La régularité des propositions de rectification fiscale est un aspect crucial pour garantir les droits des contribuables. Un arrêt récent du Conseil d'État français, daté du 30 avril 2024, a clarifié les conditions dans lesquelles une proposition de rectification adressée à un gérant et associé d'une société peut se référer à celle adressée à cette dernière. Cet article examine les faits de l'affaire, les principes juridiques en jeu et la décision du Conseil d'État.
Contexte et Faits
Une SARL a fait l'objet d'une vérification de comptabilité pour l'exercice 2014. L'absence de comptabilité probante a conduit l'administration fiscale à reconstituer le chiffre d'affaires et le bénéfice de la société. L'administration a estimé que le gérant et associé de cette société, en tant que seul maître d'affaire, avait appréhendé les revenus correspondant aux bénéfices non déclarés, lesquels ont été regardés comme distribués par la société.
Procédure
L'administration a assujetti le gérant à une cotisation supplémentaire d'impôt sur le revenu (IR) et de contributions sociales pour l'année 2014. Le tribunal administratif d'Amiens a accordé au gérant la décharge de ces impositions supplémentaires, décision confirmée par la cour administrative d'appel de Douai. Le ministre de l'Économie a alors formé un pourvoi devant le Conseil d'État.
Principes Juridiques
Selon l'article L. 57 du Livre des procédures fiscales (LPF), l'administration doit motiver la proposition de rectification de manière à permettre au contribuable de formuler ses observations ou d'accepter la rectification envisagée. Cette proposition doit indiquer les motifs, le montant des rehaussements envisagés, leur fondement légal, la catégorie de revenus concernés et les années d'imposition.

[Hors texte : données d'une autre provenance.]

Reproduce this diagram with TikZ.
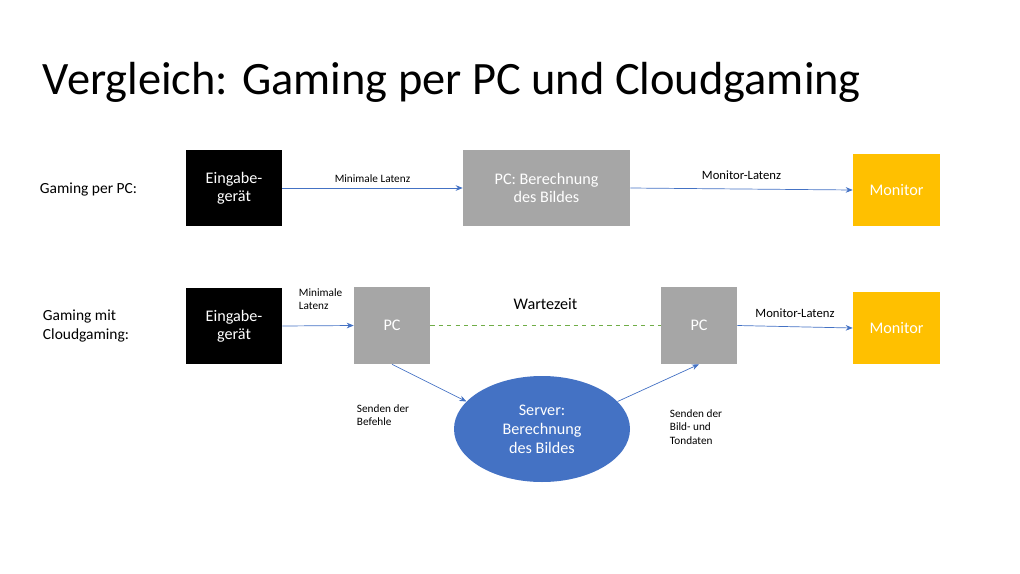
\documentclass[tikz,border=0pt]{standalone}
\usepackage{fontspec}
\setmainfont{Carlito}
\usetikzlibrary{arrows.meta,shapes.geometric}
\definecolor{grey}{HTML}{A6A6A6}
\definecolor{blu}{HTML}{4472C4}
\definecolor{yel}{HTML}{FFC000}
\definecolor{grn}{HTML}{70AD47}
\begin{document}
\begin{tikzpicture}[x=0.025cm,y=-0.025cm,
  box/.style={draw=none,minimum width=#1*0.025cm,inner sep=0pt,text=white,font=\fontsize{11.5}{13}\selectfont,align=center},
  arr/.style={draw=blu,line width=0.5pt,-{Stealth[length=5pt,width=4pt]}},
  lab/.style={font=\fontsize{8}{9.5}\selectfont,align=left},
  side/.style={font=\fontsize{11}{13.5}\selectfont,align=left,anchor=west}]
\useasboundingbox (0,0) rectangle (1020,573);
\node[anchor=west,font=\fontsize{33}{40}\selectfont] (title) at (38,82) {Vergleich: Gaming per PC und Cloudgaming};
\node[side] (g1) at (35,190) {Gaming per PC:};
\node[side] (g2) at (38,326) {Gaming mit\\Cloudgaming:};
\node[box=96,fill=black,minimum height=76*0.025cm] (e1) at (234,188) {Eingabe-\\gerät};
\node[box=167,fill=grey,minimum height=76*0.025cm] (pc1) at (546.5,188) {PC: Berechnung\\des Bildes};
\node[box=87,fill=yel,minimum height=72*0.025cm] (m1) at (896.5,190) {Monitor};
\node[box=96,fill=black,minimum height=76*0.025cm] (e2) at (234,326) {Eingabe-\\gerät};
\node[box=76,fill=grey,minimum height=77*0.025cm] (p2) at (392,325.5) {PC};
\node[box=76,fill=grey,minimum height=77*0.025cm] (p3) at (699,325.5) {PC};
\node[box=87,fill=yel,minimum height=72*0.025cm] (m2) at (896.5,328) {Monitor};
\node[ellipse,fill=blu,minimum width=176*0.025cm,minimum height=106*0.025cm,inner sep=0pt,text=white,font=\fontsize{11.5}{13.5}\selectfont,align=center] (srv) at (542,429) {Server:\\Berechnung\\des Bildes};
\draw[arr] (e1.east) -- node[lab,above,pos=0.5]{Minimale Latenz} (pc1.west);
\draw[arr] (pc1.east) -- node[lab,above=3pt,font=\fontsize{9}{10}\selectfont]{Monitor-Latenz} (m1.west);
\draw[arr] (e2.east) -- (p2.west);
\node[lab,anchor=west] (ml) at (294,299) {Minimale\\Latenz};
\draw[draw=grn,dashed,line width=0.5pt] (p2.east) -- node[above=8pt,font=\fontsize{11.5}{13}\selectfont]{Wartezeit} (p3.west);
\draw[arr] (p3.east) -- node[lab,above=3pt,font=\fontsize{9}{10}\selectfont]{Monitor-Latenz} (m2.west);
\draw[arr] (p2.south) -- (srv.160);
\node[lab,anchor=west] (sb) at (352,415) {Senden der\\Befehle};
\draw[arr] (srv.20) -- (p3.south);
\node[lab,anchor=west] (sbt) at (665,427) {Senden der\\Bild- und\\Tondaten};
\end{tikzpicture}
\end{document}
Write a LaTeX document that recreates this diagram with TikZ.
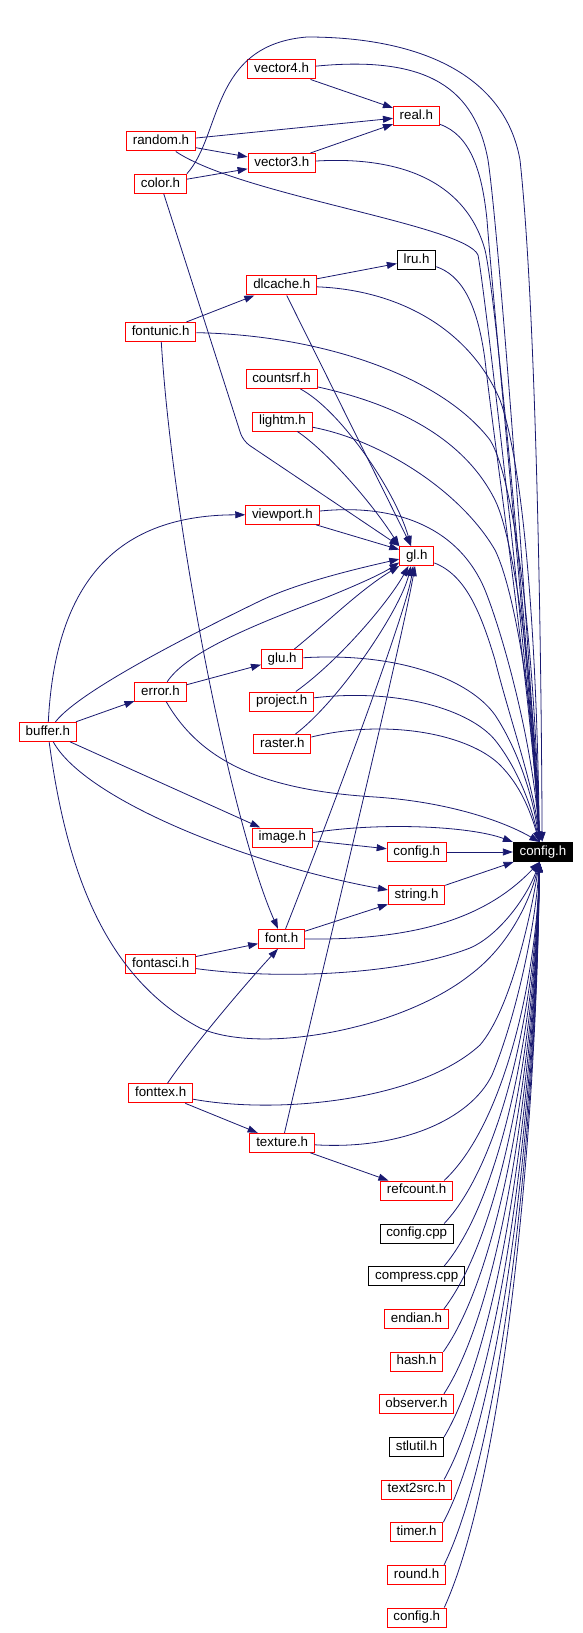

Décision du Conseil d'État
Le Conseil d'État a jugé que la proposition de rectification adressée au gérant et associé d'une société, se référant à celle adressée à cette dernière sans la joindre, est régulière si le contribuable reçoit ultérieurement une copie de la proposition de rectification et bénéficie d'un délai supplémentaire pour présenter ses observations.
En l'espèce, la proposition de rectification faisait référence à celle adressée à la société pour une cotisation supplémentaire d'impôt sur les sociétés (IS). La copie de cette proposition a été envoyée au contribuable à son adresse personnelle, et l'administration lui a accordé un nouveau délai de 30 jours pour formuler ses observations. Ainsi, les impositions litigieuses ont été établies conformément aux exigences de l'article L. 57 du LPF.
Précédents et Précisions
Le Conseil d'État avait déjà statué sur la motivation par renvoi dans une décision de 2015, jugeant qu'une proposition de rectification se bornant à mentionner des courriers antérieurs n'était pas suffisamment motivée au regard des exigences de l'article L. 57 du LPF (CE 9e et 10e s.-sect. réunies, 18 novembre 2015, n° 382376).
Conclusion
L'arrêt du Conseil d'État du 30 avril 2024 réaffirme les conditions de régularité des propositions de rectification fiscales, notamment en ce qui concerne la motivation par référence. Cette décision souligne l'importance de fournir au contribuable toutes les informations nécessaires pour qu'il puisse exercer pleinement ses droits de défense. En garantissant la transparence et la clarté des motifs de rectification, l'administration fiscale respecte les principes de justice et d'équité procédurale.
Sources
Conseil d'État, 30 avril 2024, n° 465718, mentionné aux tables du recueil Lebon.
Livre des procédures fiscales (LPF), article L. 57.
Cour administrative d'appel de Douai, 19 mai 2022, n° 20DA00158.
Conseil d'État, 18 novembre 2015, n° 382376.